Aerospace engineering

We provide a wide range of services, from conceptual airframe design, structural and aerodynamic design all the way to detail design of components or an entire airframe as well as preparing compliance documentation and certification test proposals.

We have over a decade of experience designing under EASA CS22 and CS23 as well as FAR23 and ASTM-LSA.

Thanks to our background in maintenance (A&P), construction of prototypes as well as flying experience, our designs don’t just look good in CAD but are designed with a focus on build-ability and practicality.

Check out some of our past work on complete airframes and detailed design.

A typical setup for initial conceptual design, sizing and layout of systems and structures.


Additionally we can leverage our experience with design and construction of composite parts and airframes into other markets where the absence of corrosion, light weight, and design freedom of composites pay off.

Composites can unlock opportunities that are so far unthinkable; often yielding the biggest payoffs not in the composite part itself but in the structure around it. Just think what your machine could do if the prime structure was a fraction of the weight of what it is today.

Often, composites are perceived as very expensive. Tooling and labor both can be costly, but certainly don’t always have to be.

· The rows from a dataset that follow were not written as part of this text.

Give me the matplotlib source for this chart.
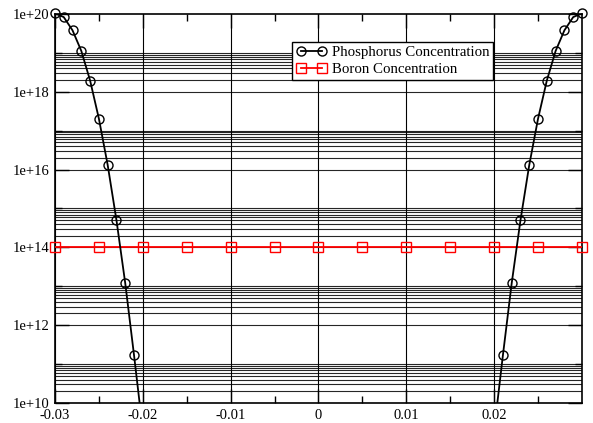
import matplotlib
matplotlib.use('Agg')
import matplotlib.pyplot as plt
import numpy as np
from matplotlib.ticker import FixedLocator, FuncFormatter

plt.rcParams['font.family'] = 'Liberation Serif'
plt.rcParams['mathtext.fontset'] = 'stix'

# Phosphorus profile (left branch, mirrored on the right), log10 of concentration
p_x_left = [-0.030, -0.029, -0.028, -0.027, -0.026, -0.025, -0.024,
            -0.023, -0.022, -0.021, -0.020]
p_log_left = [20.02, 19.92, 19.58, 19.05, 18.29, 17.31, 16.12,
              14.70, 13.08, 11.23, 9.30]
p_x = p_x_left + [-v for v in p_x_left[::-1]]
p_y = [10 ** v for v in p_log_left + p_log_left[::-1]]

# Boron background
b_x = [-0.030, -0.025, -0.020, -0.015, -0.010, -0.005, 0.0,
       0.005, 0.010, 0.015, 0.020, 0.025, 0.030]
b_y = [1e14] * len(b_x)

x_ticks = [-0.03, -0.02, -0.01, 0, 0.01, 0.02]
x_labels = ['-0.03', '-0.02', '-0.01', '0', '0.01', '0.02']
y_major = [1e10, 1e12, 1e14, 1e16, 1e18, 1e20]

fig = plt.figure(figsize=(5.93, 4.23), dpi=100)
ax = fig.add_axes([0.0927, 0.0473, 0.8887, 0.9196])

ax.set_yscale('log')
ax.set_xlim(-0.03, 0.03)
ax.set_ylim(1e10, 1e20)

# horizontal grid: every decade, plus 2..9 within the even decades
grid_y = []
for d in range(10, 20):
    grid_y.append(10.0 ** d)
    if d % 2 == 0:
        grid_y += [k * 10.0 ** d for k in range(2, 10)]
for gy in grid_y:
    ax.axhline(gy, color='black', lw=0.8, alpha=0.85, zorder=0)
for gx in x_ticks:
    ax.axvline(gx, color='black', lw=0.8, zorder=0)

ax.plot(b_x, b_y, color='red', lw=1.3, zorder=3)
ax.plot(b_x, b_y, ls='none', marker='s', ms=6.5, mfc='none', mec='red',
        mew=1.0, zorder=3, clip_on=False)
ax.plot(p_x, p_y, color='black', lw=1.3, zorder=4)
vis = [i for i, v in enumerate(p_y) if v >= 1e10]
ax.plot([p_x[i] for i in vis], [p_y[i] for i in vis], ls='none', marker='o',
        ms=6.5, mfc='none', mec='black', mew=1.0, zorder=4, clip_on=False)

ax.xaxis.set_major_locator(FixedLocator(x_ticks))
ax.set_xticklabels(x_labels)
ax.xaxis.set_minor_locator(FixedLocator(np.arange(-0.025, 0.03, 0.01)))
ax.yaxis.set_major_locator(FixedLocator(y_major))
ax.yaxis.set_minor_locator(FixedLocator([1e11, 1e13, 1e15, 1e17, 1e19]))
ax.yaxis.set_major_formatter(FuncFormatter(lambda v, p: '1e+%d' % round(np.log10(v))))
ax.yaxis.set_minor_formatter(FuncFormatter(lambda v, p: ''))

ax.tick_params(which='both', direction='in', top=True, right=True,
               labelsize=10.5, colors='black', pad=4)
ax.tick_params(which='major', length=10, width=1)
ax.tick_params(which='minor', length=5, width=1)
for s in ax.spines.values():
    s.set_linewidth(1.2)

h_p = plt.Line2D([], [], color='black', lw=1.3, marker='o', ms=6.5,
                 mfc='none', mec='black', mew=1.0)
h_b = plt.Line2D([], [], color='red', lw=1.3, marker='s', ms=6.5,
                 mfc='none', mec='red', mew=1.0)
leg = ax.legend([h_p, h_b], ['Phosphorus Concentration', 'Boron Concentration'],
                loc='upper left', bbox_to_anchor=(0.45, 0.929), numpoints=2,
                fontsize=10.7, fancybox=False, framealpha=1, edgecolor='black',
                borderpad=0.3, handlelength=2.0, handletextpad=0.35,
                labelspacing=0.2, borderaxespad=0)
leg.get_frame().set_linewidth(1.0)
leg.set_zorder(10)

fig.savefig('out.png', dpi=100)
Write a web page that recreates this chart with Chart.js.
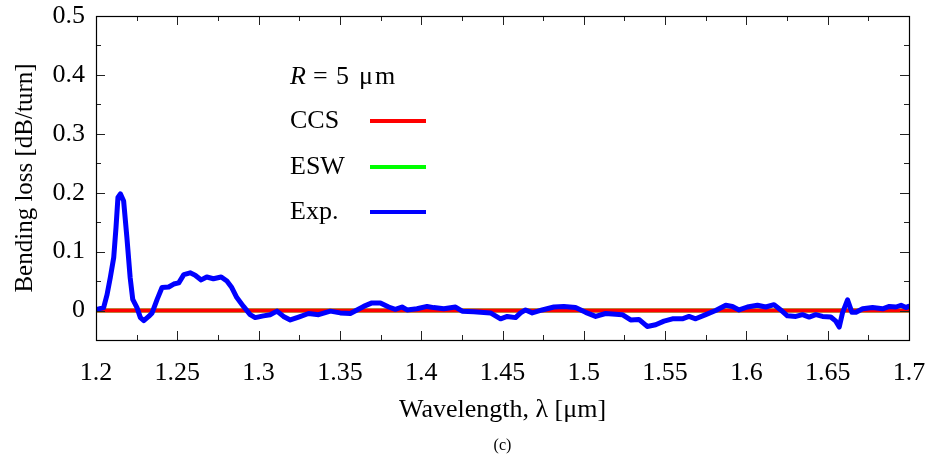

This is where fabrication experience really pays of. The traditional way of building a composite part is time-consuming, expensive, and complex. It involves building a plug (positive shape), sanding and finishing it. Then the mold is built up by applying the gelcoat, layers of fabric drenched in resin and it is cured. More fabric and resin is added, cured and then reinforcements are added, followed by sanding of the mold surface to a perfect finish.

But it doesn’t have to be this way. If fabrication is taken into account during design, molds can directly be machined in foam and fabrication of the parts can start the next day.

The reduction in machining cost and labor can  be spectacular.

Jarno at work on tooling for a landing gear mold. By using hotwire-cut foam for the base mold and a thin layer of putty machined to the final tooling shape, tooling cost and labor was reduced by an order of magnitude.